Problem:
Everything from the first line of the data through the line with "const title = 'Children\u00a0" is to be echoed exactly, minus the pictures.

......

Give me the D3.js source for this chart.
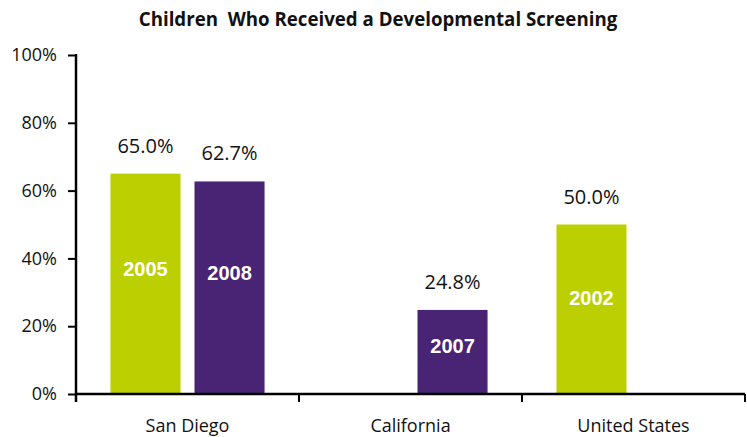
<!DOCTYPE html>
<html>
<head>
<meta charset="utf-8">
<script src="https://cdn.jsdelivr.net/npm/d3@7"></script>
<style>
  body { margin: 0; background: #fff; }
  svg { display: block; }
  text { font-family: "Open Sans", "Noto Sans", sans-serif; fill: #111; }
</style>
</head>
<body>
<div class="chart"></div>
<script>
// data
const categories = ['San Diego', 'California', 'United States'];
const slots = ['green', 'purple'];
const barCategory = ['San Diego', 'San Diego', 'California', 'United States'];
const barSlot = ['green', 'purple', 'purple', 'green'];
const barValues = [65.0, 62.7, 24.8, 50.0];
const barYears = ['2005', '2008', '2007', '2002'];
const yTicks = [0, 20, 40, 60, 80, 100];
const title = 'Children\u00a0 Who Received a Developmental Screening';

const W = 747, H = 437;
const margin = {top: 55, right: 2, bottom: 43, left: 76};
const colors = {green: '#bccf00', purple: '#4a2474'};

const svg = d3.select('.chart').append('svg')
    .attr('width', W).attr('height', H);

const g = svg.append('g')
    .attr('transform', 'translate(' + margin.left + ',' + margin.top + ')');

const x = d3.scaleBand().domain(categories).range([0, 669]).padding(0);
const x1 = d3.scaleBand().domain(slots).range([0, x.bandwidth()])
    .paddingInner(0.1667).paddingOuter(0.41);
const y = d3.scaleLinear().domain([0, 100]).range([339, 0]);

// title
svg.append('text')
    .attr('x', 378).attr('y', 26)
    .attr('text-anchor', 'middle')
    .style('font-weight', 'bold')
    .style('font-size', '18.7px')
    .text(title);

const bars = barValues.map((v, i) => ({
    value: v, cat: barCategory[i], slot: barSlot[i], year: barYears[i]
}));

const barG = g.selectAll('.bar').data(bars).enter().append('g').attr('class', 'bar');

barG.append('rect')
    .attr('x', d => x(d.cat) + x1(d.slot))
    .attr('y', d => y(d.value))
    .attr('width', x1.bandwidth())
    .attr('height', d => y(0) - y(d.value))
    .attr('fill', d => colors[d.slot]);

// value labels above bars
barG.append('text')
    .attr('x', d => x(d.cat) + x1(d.slot) + x1.bandwidth() / 2)
    .attr('y', d => y(d.value) - 21)
    .attr('text-anchor', 'middle')
    .style('font-size', '20px')
    .text(d => d.value.toFixed(1) + '%');

// year labels inside bars
barG.append('text')
    .attr('x', d => x(d.cat) + x1(d.slot) + x1.bandwidth() / 2)
    .attr('y', d => y(d.value) + (y(0) - y(d.value)) * 0.43)
    .attr('dy', '0.36em')
    .attr('text-anchor', 'middle')
    .style('font-family', '"Liberation Sans", Arial, sans-serif')
    .style('font-weight', 'bold')
    .style('font-size', '20px')
    .style('fill', '#fff')
    .text(d => d.year);

// y axis
const yAxis = g.append('g')
    .call(d3.axisLeft(y).tickValues(yTicks).tickFormat(d => d + '%')
        .tickSize(8).tickSizeOuter(0).tickPadding(11));
yAxis.select('.domain').remove();
yAxis.selectAll('line').attr('stroke', '#000').attr('stroke-width', 2);
yAxis.selectAll('text').style('font-size', '18px').style('fill', '#111')
    .style('font-family', '"Open Sans", sans-serif');
yAxis.append('line')
    .attr('x1', 0).attr('x2', 0).attr('y1', y(100) - 1).attr('y2', y(0) + 8)
    .attr('stroke', '#000').attr('stroke-width', 2.5);

// x axis
const xAxis = g.append('g')
    .attr('transform', 'translate(0,' + y(0) + ')')
    .call(d3.axisBottom(x).tickSize(0).tickPadding(25));
xAxis.select('.domain').remove();
xAxis.selectAll('text').style('font-size', '18px').style('fill', '#111')
    .style('font-family', '"Open Sans", sans-serif');
xAxis.append('line')
    .attr('x1', 0).attr('x2', 669).attr('y1', 0).attr('y2', 0)
    .attr('stroke', '#000').attr('stroke-width', 2.5);
xAxis.selectAll('.bound').data(categories).enter().append('line')
    .attr('class', 'bound')
    .attr('x1', d => x(d) + x.bandwidth()).attr('x2', d => x(d) + x.bandwidth())
    .attr('y1', 0).attr('y2', 8)
    .attr('stroke', '#000').attr('stroke-width', 2);
</script>
</body>
</html>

......

Written answer:
Give me the D3.js source for this chart.
<!DOCTYPE html>
<html>
<head>
<meta charset="utf-8">
<script src="https://cdn.jsdelivr.net/npm/d3@7"></script>
<style>
  body { margin: 0; background: #fff; }
  svg { display: block; }
  text { font-family: "Open Sans", "Noto Sans", sans-serif; fill: #111; }
</style>
</head>
<body>
<div class="chart"></div>
<script>
// data
const categories = ['San Diego', 'California', 'United States'];
const slots = ['green', 'purple'];
const barCategory = ['San Diego', 'San Diego', 'California', 'United States'];
const barSlot = ['green', 'purple', 'purple', 'green'];
const barValues = [65.0, 62.7, 24.8, 50.0];
const barYears = ['2005', '2008', '2007', '2002'];
const yTicks = [0, 20, 40, 60, 80, 100];
const title = 'Children\u00a0 Who Received a Developmental Screening';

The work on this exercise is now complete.